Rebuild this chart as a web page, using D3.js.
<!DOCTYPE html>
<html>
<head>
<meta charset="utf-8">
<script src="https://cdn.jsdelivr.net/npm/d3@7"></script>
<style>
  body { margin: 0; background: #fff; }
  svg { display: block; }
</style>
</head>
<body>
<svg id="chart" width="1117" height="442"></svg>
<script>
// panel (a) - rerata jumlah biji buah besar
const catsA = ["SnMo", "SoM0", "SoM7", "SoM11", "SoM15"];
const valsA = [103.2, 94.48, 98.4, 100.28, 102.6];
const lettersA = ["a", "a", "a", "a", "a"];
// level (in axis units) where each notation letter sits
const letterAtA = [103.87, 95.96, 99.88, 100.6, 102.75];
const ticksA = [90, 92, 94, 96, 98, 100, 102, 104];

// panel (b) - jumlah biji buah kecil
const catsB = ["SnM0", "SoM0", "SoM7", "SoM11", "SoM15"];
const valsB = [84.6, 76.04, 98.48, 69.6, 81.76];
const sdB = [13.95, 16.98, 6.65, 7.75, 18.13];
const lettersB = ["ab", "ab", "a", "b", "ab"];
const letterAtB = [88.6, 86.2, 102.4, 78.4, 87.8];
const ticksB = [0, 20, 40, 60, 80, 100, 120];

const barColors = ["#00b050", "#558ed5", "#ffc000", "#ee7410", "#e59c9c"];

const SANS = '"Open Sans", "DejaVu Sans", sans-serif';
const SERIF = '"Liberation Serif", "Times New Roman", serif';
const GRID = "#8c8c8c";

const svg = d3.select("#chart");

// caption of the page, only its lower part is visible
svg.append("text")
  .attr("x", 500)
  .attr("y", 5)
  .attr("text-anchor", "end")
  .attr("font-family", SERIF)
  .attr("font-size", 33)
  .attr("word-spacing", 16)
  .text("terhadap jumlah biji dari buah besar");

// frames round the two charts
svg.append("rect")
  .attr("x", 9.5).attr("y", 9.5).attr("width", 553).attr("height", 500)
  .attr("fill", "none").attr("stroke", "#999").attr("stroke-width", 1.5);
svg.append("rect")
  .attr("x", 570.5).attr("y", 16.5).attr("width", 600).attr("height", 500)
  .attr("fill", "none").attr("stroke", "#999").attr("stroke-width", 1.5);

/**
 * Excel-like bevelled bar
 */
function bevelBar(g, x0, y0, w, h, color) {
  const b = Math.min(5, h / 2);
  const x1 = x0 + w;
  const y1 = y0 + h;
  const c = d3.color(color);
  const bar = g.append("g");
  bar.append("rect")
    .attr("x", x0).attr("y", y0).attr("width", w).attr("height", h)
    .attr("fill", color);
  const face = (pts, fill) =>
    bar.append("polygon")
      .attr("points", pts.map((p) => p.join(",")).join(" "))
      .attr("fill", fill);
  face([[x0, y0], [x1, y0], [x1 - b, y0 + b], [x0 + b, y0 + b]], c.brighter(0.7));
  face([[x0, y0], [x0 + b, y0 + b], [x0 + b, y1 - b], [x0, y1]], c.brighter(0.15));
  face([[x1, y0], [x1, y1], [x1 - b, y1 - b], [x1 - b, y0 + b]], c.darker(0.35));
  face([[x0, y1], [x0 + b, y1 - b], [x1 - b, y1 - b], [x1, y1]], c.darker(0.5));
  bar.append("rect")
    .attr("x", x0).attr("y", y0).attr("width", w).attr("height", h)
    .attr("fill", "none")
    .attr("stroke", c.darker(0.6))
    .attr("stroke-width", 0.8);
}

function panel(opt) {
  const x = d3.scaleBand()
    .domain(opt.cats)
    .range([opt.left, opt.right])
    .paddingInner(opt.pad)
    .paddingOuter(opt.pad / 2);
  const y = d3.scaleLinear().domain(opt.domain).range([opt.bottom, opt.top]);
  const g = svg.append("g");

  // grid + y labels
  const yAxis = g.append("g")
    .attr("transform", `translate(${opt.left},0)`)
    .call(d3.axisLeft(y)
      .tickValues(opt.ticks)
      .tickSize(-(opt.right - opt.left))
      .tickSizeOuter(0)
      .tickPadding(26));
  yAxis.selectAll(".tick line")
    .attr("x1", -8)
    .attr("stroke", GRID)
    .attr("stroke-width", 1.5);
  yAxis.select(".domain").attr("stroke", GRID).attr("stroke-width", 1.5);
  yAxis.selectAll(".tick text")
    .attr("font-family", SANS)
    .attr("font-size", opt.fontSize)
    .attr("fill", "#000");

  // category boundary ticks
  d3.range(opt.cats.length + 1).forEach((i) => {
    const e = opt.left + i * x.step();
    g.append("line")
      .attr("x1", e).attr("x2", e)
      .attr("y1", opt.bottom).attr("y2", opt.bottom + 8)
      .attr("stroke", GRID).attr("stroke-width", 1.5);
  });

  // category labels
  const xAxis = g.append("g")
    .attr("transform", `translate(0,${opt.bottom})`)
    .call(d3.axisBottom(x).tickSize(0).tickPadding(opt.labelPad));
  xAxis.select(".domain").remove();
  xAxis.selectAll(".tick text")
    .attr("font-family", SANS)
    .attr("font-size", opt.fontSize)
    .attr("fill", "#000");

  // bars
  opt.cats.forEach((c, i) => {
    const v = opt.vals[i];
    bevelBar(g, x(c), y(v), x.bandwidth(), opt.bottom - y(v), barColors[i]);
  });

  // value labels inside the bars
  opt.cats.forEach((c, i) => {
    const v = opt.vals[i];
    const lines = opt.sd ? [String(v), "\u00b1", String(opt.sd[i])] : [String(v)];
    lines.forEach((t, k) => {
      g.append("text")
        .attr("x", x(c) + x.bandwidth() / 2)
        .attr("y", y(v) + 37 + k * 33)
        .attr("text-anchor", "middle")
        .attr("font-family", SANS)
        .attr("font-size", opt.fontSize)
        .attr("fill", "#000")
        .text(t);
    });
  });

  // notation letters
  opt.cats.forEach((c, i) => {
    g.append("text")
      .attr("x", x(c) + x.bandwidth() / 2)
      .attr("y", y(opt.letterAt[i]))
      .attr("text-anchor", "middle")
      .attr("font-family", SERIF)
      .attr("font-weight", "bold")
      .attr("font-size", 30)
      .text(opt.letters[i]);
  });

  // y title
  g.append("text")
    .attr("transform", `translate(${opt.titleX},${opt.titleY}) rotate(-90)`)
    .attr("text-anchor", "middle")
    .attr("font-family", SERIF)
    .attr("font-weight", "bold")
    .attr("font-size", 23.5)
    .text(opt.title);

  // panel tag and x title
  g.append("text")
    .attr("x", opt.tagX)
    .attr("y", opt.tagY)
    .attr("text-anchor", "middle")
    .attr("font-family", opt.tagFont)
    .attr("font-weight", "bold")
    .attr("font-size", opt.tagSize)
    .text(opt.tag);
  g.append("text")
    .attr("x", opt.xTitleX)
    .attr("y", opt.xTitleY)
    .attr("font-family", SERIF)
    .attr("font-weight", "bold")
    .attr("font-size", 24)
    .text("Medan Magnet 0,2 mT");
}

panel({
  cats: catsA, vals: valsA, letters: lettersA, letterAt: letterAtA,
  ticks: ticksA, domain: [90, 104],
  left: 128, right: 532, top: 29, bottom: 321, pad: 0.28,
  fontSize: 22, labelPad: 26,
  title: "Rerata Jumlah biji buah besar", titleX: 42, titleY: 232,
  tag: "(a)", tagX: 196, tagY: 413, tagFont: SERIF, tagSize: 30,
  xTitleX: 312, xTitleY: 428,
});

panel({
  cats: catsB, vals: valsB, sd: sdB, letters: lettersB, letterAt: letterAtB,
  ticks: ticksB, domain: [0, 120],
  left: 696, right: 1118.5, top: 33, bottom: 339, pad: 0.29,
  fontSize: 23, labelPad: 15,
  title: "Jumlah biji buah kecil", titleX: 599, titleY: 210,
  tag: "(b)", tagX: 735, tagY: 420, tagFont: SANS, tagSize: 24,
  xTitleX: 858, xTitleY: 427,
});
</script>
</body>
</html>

____

*EXERCISE PROMPT*
Copy each line of the data that contains the word "page".

*TASK OUTPUT*
Rebuild this chart as a web page, using D3.js.
// caption of the page, only its lower part is visible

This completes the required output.